Begin with the first line below and retype each line exactly through the line containing "const p10MinorTicks = [5,15,25,35,45];". Any pictures are to be left out.

═════ Dataset section ═════

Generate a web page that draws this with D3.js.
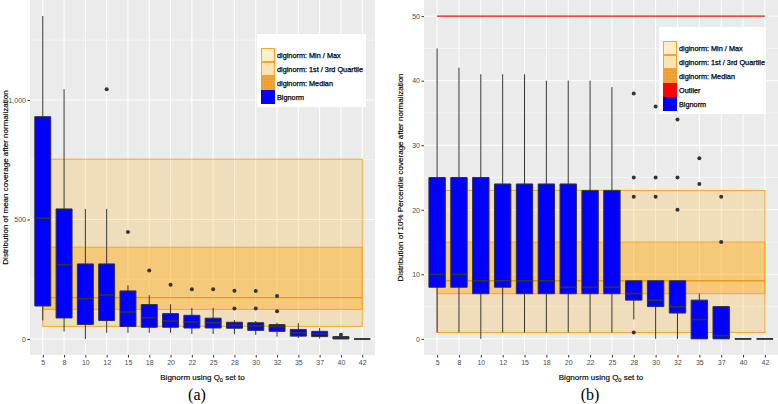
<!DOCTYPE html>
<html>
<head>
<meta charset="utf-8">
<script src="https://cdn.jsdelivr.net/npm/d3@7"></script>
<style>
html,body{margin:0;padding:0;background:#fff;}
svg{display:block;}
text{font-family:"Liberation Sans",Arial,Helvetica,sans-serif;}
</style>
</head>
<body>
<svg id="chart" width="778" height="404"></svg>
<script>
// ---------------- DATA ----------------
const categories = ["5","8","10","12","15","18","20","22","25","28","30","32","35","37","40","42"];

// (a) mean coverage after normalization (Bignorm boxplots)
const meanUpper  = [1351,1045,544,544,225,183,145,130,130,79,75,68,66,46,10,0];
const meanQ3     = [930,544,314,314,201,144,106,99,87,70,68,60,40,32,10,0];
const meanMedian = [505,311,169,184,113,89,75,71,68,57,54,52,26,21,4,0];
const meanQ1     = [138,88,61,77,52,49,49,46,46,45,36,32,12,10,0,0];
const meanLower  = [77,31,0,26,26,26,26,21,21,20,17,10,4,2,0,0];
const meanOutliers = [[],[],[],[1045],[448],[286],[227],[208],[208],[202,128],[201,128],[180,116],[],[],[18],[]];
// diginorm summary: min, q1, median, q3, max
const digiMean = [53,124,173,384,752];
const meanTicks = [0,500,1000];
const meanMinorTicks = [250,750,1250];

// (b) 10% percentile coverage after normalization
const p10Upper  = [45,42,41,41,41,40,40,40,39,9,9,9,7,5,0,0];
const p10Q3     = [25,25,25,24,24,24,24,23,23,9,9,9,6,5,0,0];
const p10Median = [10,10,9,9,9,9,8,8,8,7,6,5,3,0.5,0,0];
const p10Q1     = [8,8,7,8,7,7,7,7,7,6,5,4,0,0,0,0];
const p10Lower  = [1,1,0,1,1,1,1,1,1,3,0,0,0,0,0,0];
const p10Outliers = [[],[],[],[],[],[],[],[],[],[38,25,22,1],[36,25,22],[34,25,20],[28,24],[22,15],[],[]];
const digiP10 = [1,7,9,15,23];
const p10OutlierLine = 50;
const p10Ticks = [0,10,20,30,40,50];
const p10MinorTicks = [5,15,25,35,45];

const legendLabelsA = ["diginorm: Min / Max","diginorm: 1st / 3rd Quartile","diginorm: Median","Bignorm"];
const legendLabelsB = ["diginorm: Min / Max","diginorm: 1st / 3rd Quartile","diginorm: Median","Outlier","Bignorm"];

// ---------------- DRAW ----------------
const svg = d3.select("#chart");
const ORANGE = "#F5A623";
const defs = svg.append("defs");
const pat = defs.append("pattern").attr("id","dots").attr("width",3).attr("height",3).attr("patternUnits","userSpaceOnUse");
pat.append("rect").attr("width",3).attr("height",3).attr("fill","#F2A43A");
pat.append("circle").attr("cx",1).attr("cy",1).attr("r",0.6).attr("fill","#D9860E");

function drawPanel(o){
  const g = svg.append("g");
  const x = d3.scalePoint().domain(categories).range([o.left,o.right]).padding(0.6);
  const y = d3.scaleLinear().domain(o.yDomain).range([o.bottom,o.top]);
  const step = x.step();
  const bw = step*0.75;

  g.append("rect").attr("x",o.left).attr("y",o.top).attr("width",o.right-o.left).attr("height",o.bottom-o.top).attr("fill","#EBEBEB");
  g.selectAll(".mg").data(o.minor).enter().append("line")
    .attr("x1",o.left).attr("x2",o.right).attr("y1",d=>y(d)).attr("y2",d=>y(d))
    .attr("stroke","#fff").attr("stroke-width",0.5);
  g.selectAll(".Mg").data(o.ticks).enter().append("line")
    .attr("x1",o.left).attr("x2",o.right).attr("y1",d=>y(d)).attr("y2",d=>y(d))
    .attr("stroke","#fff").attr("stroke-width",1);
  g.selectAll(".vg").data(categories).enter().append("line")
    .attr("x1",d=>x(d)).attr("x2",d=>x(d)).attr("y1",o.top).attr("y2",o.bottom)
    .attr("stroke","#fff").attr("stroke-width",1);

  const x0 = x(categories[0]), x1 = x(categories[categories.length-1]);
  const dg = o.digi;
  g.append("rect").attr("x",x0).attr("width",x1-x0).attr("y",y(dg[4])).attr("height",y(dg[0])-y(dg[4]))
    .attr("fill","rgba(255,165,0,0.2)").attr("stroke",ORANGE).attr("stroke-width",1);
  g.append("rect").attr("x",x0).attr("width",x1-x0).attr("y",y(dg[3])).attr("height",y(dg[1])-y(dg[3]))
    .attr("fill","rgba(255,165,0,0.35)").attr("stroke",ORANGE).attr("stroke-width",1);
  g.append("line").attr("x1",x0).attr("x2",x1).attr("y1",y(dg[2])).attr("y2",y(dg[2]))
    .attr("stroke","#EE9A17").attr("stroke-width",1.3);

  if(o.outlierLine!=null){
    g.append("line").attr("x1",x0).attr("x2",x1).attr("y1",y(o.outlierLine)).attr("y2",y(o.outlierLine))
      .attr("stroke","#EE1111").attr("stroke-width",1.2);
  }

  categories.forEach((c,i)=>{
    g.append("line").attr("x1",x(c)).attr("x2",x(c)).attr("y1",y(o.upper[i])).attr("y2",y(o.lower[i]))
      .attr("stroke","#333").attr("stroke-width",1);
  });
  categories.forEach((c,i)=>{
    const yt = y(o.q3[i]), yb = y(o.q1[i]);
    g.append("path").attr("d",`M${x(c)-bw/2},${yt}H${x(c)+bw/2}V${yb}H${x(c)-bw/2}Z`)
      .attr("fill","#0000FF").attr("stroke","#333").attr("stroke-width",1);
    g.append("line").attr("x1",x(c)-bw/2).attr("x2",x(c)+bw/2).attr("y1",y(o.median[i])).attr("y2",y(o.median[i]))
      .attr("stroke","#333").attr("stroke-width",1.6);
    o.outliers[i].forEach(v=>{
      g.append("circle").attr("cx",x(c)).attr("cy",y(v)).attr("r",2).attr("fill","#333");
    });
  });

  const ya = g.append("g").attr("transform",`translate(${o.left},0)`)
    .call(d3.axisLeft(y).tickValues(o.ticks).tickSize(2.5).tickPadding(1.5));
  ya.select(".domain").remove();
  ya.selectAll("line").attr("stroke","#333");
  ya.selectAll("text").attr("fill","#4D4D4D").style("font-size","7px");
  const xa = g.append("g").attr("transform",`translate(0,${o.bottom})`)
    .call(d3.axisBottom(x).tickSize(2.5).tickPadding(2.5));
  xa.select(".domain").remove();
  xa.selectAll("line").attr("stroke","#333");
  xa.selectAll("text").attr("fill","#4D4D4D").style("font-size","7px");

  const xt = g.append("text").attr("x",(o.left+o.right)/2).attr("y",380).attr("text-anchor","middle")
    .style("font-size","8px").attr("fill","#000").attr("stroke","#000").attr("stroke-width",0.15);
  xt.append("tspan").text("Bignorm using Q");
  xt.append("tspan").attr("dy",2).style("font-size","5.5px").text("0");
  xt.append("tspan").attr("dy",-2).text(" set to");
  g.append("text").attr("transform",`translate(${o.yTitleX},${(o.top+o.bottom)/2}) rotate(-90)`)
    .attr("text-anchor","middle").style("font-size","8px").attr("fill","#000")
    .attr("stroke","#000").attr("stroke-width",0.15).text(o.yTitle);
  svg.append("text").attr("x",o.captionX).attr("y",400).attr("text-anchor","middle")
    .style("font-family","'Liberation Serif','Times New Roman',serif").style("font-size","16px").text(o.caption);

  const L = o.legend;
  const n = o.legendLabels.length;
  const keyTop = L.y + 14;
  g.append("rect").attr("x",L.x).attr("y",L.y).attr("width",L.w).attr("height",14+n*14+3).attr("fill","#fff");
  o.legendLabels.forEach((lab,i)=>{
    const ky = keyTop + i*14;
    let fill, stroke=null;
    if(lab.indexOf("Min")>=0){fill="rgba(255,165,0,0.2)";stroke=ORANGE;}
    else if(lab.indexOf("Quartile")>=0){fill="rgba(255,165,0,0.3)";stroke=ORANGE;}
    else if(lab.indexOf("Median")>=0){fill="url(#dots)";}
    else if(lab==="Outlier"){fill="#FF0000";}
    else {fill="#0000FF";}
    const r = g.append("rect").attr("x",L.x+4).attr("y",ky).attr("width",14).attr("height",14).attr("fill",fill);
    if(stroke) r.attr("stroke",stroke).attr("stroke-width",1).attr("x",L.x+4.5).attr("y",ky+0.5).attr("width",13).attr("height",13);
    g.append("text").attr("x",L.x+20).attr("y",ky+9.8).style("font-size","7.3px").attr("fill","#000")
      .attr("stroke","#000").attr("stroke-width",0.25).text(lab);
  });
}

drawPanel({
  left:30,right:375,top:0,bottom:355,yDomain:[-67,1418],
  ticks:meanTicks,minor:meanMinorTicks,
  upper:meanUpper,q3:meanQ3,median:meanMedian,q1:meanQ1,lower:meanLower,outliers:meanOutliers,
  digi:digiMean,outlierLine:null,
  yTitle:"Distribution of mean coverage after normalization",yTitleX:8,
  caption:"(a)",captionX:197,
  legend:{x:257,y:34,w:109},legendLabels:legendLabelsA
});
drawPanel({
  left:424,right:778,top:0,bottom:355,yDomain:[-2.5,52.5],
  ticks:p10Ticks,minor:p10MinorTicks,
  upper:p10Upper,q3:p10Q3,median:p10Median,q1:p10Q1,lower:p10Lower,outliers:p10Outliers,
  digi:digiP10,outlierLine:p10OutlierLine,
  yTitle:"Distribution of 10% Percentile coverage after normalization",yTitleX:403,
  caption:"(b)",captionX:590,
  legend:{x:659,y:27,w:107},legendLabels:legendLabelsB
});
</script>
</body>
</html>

═════

→ **Exercise solution**
Generate a web page that draws this with D3.js.
<!DOCTYPE html>
<html>
<head>
<meta charset="utf-8">
<script src="https://cdn.jsdelivr.net/npm/d3@7"></script>
<style>
html,body{margin:0;padding:0;background:#fff;}
svg{display:block;}
text{font-family:"Liberation Sans",Arial,Helvetica,sans-serif;}
</style>
</head>
<body>
<svg id="chart" width="778" height="404"></svg>
<script>
// ---------------- DATA ----------------
const categories = ["5","8","10","12","15","18","20","22","25","28","30","32","35","37","40","42"];

// (a) mean coverage after normalization (Bignorm boxplots)
const meanUpper  = [1351,1045,544,544,225,183,145,130,130,79,75,68,66,46,10,0];
const meanQ3     = [930,544,314,314,201,144,106,99,87,70,68,60,40,32,10,0];
const meanMedian = [505,311,169,184,113,89,75,71,68,57,54,52,26,21,4,0];
const meanQ1     = [138,88,61,77,52,49,49,46,46,45,36,32,12,10,0,0];
const meanLower  = [77,31,0,26,26,26,26,21,21,20,17,10,4,2,0,0];
const meanOutliers = [[],[],[],[1045],[448],[286],[227],[208],[208],[202,128],[201,128],[180,116],[],[],[18],[]];
// diginorm summary: min, q1, median, q3, max
const digiMean = [53,124,173,384,752];
const meanTicks = [0,500,1000];
const meanMinorTicks = [250,750,1250];

// (b) 10% percentile coverage after normalization
const p10Upper  = [45,42,41,41,41,40,40,40,39,9,9,9,7,5,0,0];
const p10Q3     = [25,25,25,24,24,24,24,23,23,9,9,9,6,5,0,0];
const p10Median = [10,10,9,9,9,9,8,8,8,7,6,5,3,0.5,0,0];
const p10Q1     = [8,8,7,8,7,7,7,7,7,6,5,4,0,0,0,0];
const p10Lower  = [1,1,0,1,1,1,1,1,1,3,0,0,0,0,0,0];
const p10Outliers = [[],[],[],[],[],[],[],[],[],[38,25,22,1],[36,25,22],[34,25,20],[28,24],[22,15],[],[]];
const digiP10 = [1,7,9,15,23];
const p10OutlierLine = 50;
const p10Ticks = [0,10,20,30,40,50];
const p10MinorTicks = [5,15,25,35,45];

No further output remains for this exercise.